Tor Anonymity Not 100 Percent Guaranteed

January 1, 2017

An article at Naked Security reveals some information turned up by innovative Tor-exploring hidden services in its article, “‘Honey Onions’ Probe the Dark Web: At Least 3% of Tor Nodes are Rogues.” By “rogues,” writer Paul Ducklin is referring to sites, run by criminals and law-enforcement alike, that are able to track users through Tor entry and/or exit nodes. The article nicely lays out how this small fraction of sites can capture IP addresses, so see the article for that explanation. As Ducklin notes, three percent is a small enough window that someone just wishing to avoid having their shopping research tracked may remain unconcerned, but is a bigger matter for, say, a journalist investigating events in a war-torn nation. He writes:

Two researchers from Northeastern University in Boston, Massachussets, recently tried to measure just how many rogue HSDir nodes there might be, out of the 3000 or more scattered around the world.
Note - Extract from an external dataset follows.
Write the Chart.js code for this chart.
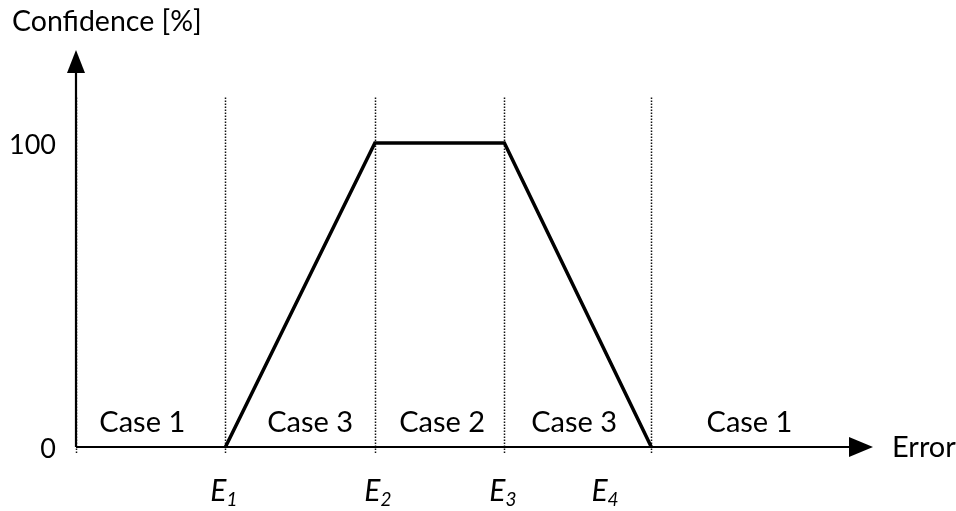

Detecting that there are rogue nodes is fairly easy: publish a hidden service, tell no one about it except a minimum set of HSDir nodes, and wait for web requests to come in.[…]

With 1500 specially-created hidden services, amusingly called ‘Honey Onions,’ or just Honions, deployed over about two months, the researchers measured 40,000 requests that they assume came from one or more rogue nodes. (Only HSDir nodes ever knew the name of each Honion, so the researchers could assume that all connections must have been initiated by a rogue node.) Thanks to some clever mathematics about who knew what about which Honions at what time, they calculated that these rogue requests came from at least 110 different HSDir nodes in the Tor network.

It is worth noting that many of those requests were simple pings, but others were actively seeking vulnerabilities. So, if you are doing anything more sensitive than comparing furniture prices, you’ll have to decide whether you want to take that three percent risk. Ducklin concludes by recommending added security measures for anyone concerned.